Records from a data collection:
________________________________________

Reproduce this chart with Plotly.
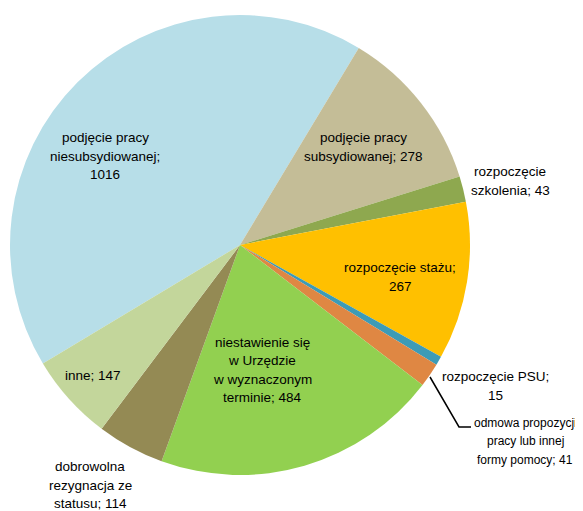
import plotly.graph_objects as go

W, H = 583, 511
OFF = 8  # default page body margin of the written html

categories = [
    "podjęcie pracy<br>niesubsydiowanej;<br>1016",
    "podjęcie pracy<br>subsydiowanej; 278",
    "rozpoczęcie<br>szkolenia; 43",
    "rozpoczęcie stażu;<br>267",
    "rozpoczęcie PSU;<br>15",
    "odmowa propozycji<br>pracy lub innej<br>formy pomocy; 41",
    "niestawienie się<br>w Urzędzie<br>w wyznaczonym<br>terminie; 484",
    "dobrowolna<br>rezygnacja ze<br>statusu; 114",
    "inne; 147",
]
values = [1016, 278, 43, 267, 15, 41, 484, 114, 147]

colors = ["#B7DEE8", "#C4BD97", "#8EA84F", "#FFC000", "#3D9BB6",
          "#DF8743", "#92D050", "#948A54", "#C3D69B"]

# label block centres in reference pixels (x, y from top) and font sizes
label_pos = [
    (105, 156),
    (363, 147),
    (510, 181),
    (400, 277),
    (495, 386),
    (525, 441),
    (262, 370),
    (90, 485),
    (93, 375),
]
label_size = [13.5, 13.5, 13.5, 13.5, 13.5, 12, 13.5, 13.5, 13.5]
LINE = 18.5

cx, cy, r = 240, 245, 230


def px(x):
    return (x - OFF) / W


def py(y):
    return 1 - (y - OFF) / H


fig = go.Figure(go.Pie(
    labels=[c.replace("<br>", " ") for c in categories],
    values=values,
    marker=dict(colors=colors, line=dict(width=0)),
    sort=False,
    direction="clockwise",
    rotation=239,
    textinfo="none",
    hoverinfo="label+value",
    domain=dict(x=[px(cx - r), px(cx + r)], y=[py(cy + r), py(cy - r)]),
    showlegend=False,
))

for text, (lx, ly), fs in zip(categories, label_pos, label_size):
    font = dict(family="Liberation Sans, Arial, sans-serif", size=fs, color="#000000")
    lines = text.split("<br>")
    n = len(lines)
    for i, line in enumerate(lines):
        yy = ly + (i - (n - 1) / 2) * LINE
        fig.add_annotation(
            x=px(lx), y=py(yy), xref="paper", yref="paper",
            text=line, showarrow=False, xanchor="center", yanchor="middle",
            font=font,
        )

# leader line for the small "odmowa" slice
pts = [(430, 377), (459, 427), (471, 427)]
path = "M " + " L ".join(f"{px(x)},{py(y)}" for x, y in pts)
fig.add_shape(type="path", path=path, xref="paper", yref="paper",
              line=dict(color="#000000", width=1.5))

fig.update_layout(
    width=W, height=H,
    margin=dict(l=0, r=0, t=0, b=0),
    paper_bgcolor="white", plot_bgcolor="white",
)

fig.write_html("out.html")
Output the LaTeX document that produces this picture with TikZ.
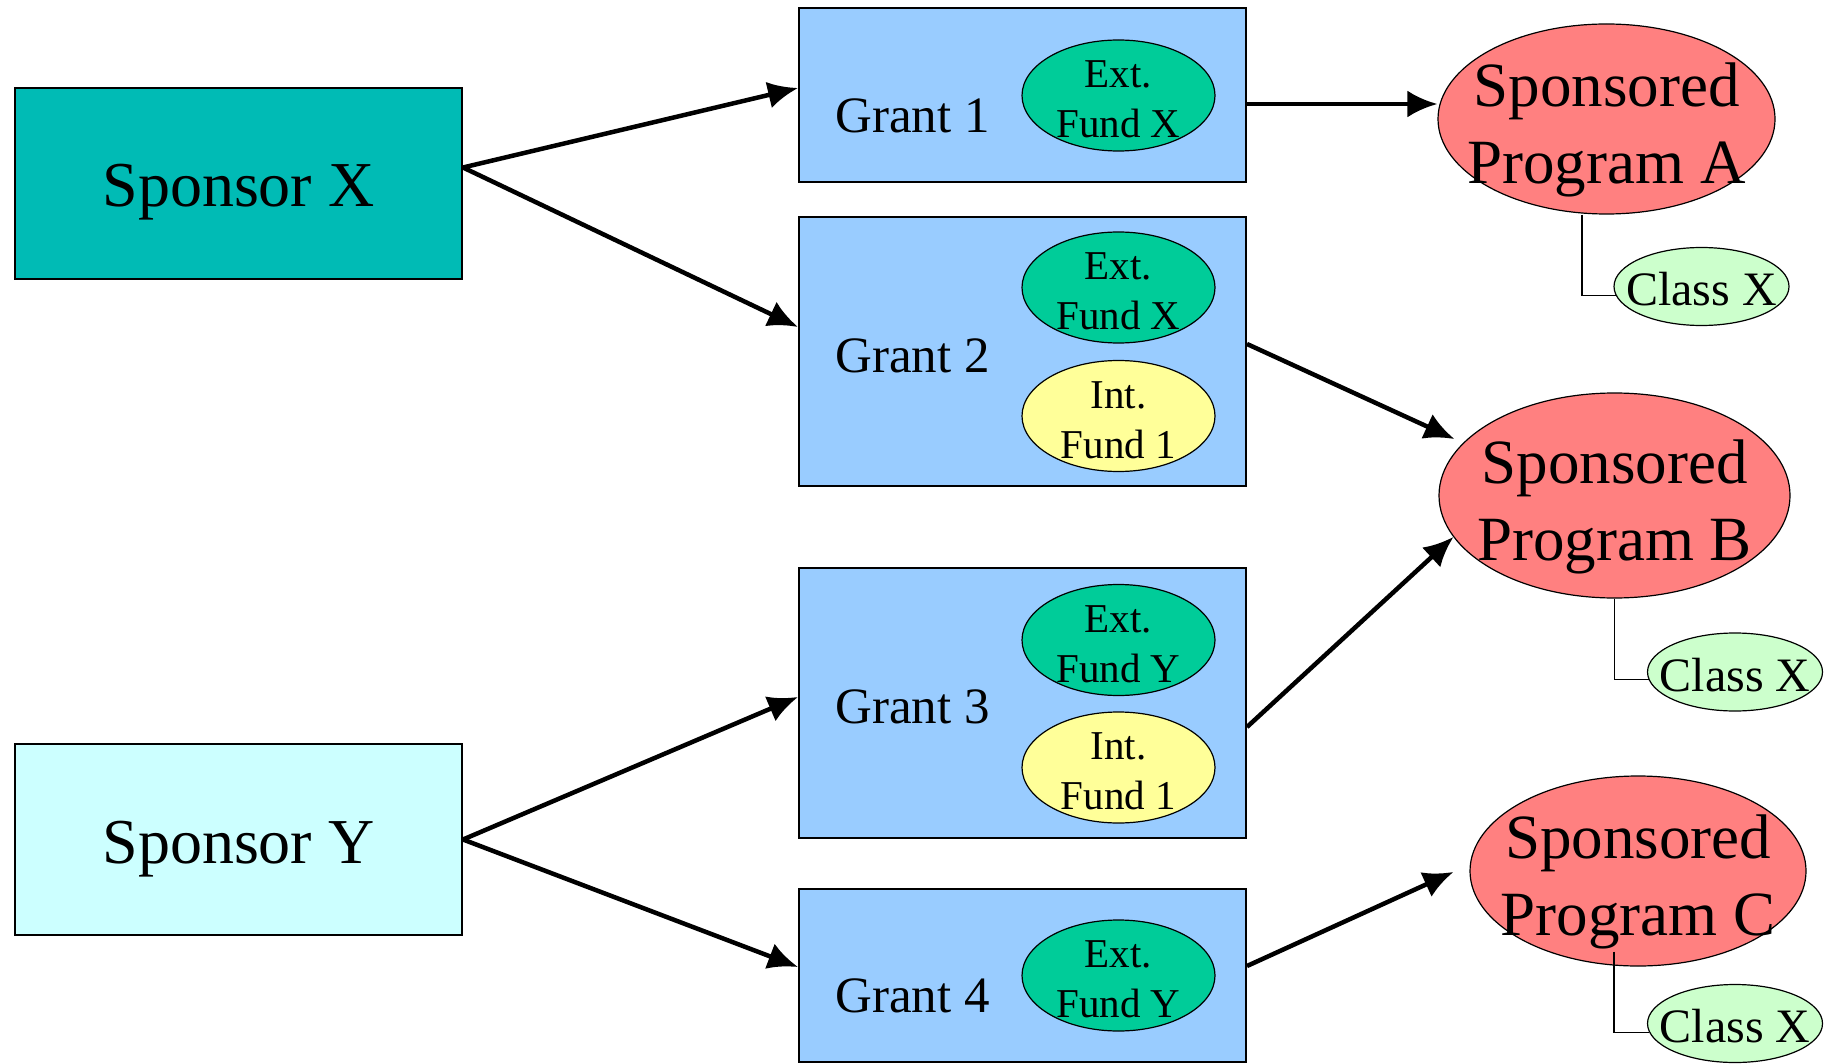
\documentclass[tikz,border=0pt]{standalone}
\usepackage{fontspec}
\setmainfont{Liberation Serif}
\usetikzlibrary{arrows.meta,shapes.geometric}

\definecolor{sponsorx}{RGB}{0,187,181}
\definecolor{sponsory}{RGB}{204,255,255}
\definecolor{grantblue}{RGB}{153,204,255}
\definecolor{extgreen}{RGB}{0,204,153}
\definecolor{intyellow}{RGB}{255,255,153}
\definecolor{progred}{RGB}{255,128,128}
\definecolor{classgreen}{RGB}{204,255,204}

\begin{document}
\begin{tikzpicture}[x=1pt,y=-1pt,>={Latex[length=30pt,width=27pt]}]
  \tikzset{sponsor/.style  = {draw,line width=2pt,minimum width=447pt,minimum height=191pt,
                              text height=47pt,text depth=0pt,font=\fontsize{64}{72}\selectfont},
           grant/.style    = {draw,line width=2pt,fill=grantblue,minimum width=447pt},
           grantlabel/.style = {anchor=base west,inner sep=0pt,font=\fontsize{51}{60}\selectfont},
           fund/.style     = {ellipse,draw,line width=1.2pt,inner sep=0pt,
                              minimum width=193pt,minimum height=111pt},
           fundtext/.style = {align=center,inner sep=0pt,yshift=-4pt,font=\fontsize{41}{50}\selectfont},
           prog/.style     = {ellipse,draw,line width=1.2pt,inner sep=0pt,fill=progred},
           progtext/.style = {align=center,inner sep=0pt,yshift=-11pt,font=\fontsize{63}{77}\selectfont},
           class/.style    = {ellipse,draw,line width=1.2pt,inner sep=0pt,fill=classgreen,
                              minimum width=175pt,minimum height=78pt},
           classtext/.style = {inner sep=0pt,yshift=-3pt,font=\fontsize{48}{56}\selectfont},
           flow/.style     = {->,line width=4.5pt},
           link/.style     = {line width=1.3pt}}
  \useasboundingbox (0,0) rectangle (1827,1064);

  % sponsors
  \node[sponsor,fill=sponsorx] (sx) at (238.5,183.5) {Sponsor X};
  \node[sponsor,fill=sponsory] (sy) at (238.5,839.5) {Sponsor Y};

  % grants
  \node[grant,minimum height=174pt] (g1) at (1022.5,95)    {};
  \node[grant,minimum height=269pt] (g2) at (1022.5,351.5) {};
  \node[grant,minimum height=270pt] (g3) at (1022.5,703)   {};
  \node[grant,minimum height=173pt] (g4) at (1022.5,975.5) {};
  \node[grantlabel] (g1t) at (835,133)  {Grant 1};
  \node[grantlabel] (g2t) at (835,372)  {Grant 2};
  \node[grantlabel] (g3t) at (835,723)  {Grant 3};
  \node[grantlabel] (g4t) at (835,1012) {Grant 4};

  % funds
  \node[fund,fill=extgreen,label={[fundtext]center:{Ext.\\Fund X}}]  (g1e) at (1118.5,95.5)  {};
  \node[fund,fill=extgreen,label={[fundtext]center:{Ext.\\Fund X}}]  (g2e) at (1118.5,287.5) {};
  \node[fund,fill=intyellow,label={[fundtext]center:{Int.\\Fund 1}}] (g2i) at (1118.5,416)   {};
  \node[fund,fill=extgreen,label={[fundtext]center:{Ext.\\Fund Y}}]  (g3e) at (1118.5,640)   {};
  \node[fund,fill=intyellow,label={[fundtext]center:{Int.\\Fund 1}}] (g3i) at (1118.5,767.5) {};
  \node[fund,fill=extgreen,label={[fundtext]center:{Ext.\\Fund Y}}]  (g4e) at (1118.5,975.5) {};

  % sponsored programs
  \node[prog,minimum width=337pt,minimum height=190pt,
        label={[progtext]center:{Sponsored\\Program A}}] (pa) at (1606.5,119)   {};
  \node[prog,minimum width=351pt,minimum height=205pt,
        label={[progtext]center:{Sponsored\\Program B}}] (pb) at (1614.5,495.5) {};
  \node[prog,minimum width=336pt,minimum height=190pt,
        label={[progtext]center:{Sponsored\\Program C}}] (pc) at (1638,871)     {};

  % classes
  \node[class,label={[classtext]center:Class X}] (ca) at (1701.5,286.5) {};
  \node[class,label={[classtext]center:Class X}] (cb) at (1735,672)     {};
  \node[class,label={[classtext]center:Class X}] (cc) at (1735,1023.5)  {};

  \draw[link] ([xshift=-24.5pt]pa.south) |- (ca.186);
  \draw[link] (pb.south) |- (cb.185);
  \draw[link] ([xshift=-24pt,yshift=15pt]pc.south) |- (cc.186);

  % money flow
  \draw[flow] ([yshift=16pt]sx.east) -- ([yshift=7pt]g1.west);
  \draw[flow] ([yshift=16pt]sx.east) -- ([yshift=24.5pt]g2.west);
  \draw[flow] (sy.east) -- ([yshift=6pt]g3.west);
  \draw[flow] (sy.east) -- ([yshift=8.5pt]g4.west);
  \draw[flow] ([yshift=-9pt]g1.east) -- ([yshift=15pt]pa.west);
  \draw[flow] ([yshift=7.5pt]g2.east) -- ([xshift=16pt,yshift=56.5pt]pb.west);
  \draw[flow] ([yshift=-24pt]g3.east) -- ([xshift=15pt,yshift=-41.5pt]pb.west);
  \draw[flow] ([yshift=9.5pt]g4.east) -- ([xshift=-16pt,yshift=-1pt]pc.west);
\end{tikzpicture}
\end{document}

________________________________________

TASK REQUIREMENTS: Up to and including the line containing "the written html", quote each line of the entries above from the very first, please, exactly and without images.

REPLY TO THE EXERCISE:
Reproduce this chart with Plotly.
import plotly.graph_objects as go

W, H = 583, 511
OFF = 8  # default page body margin of the written html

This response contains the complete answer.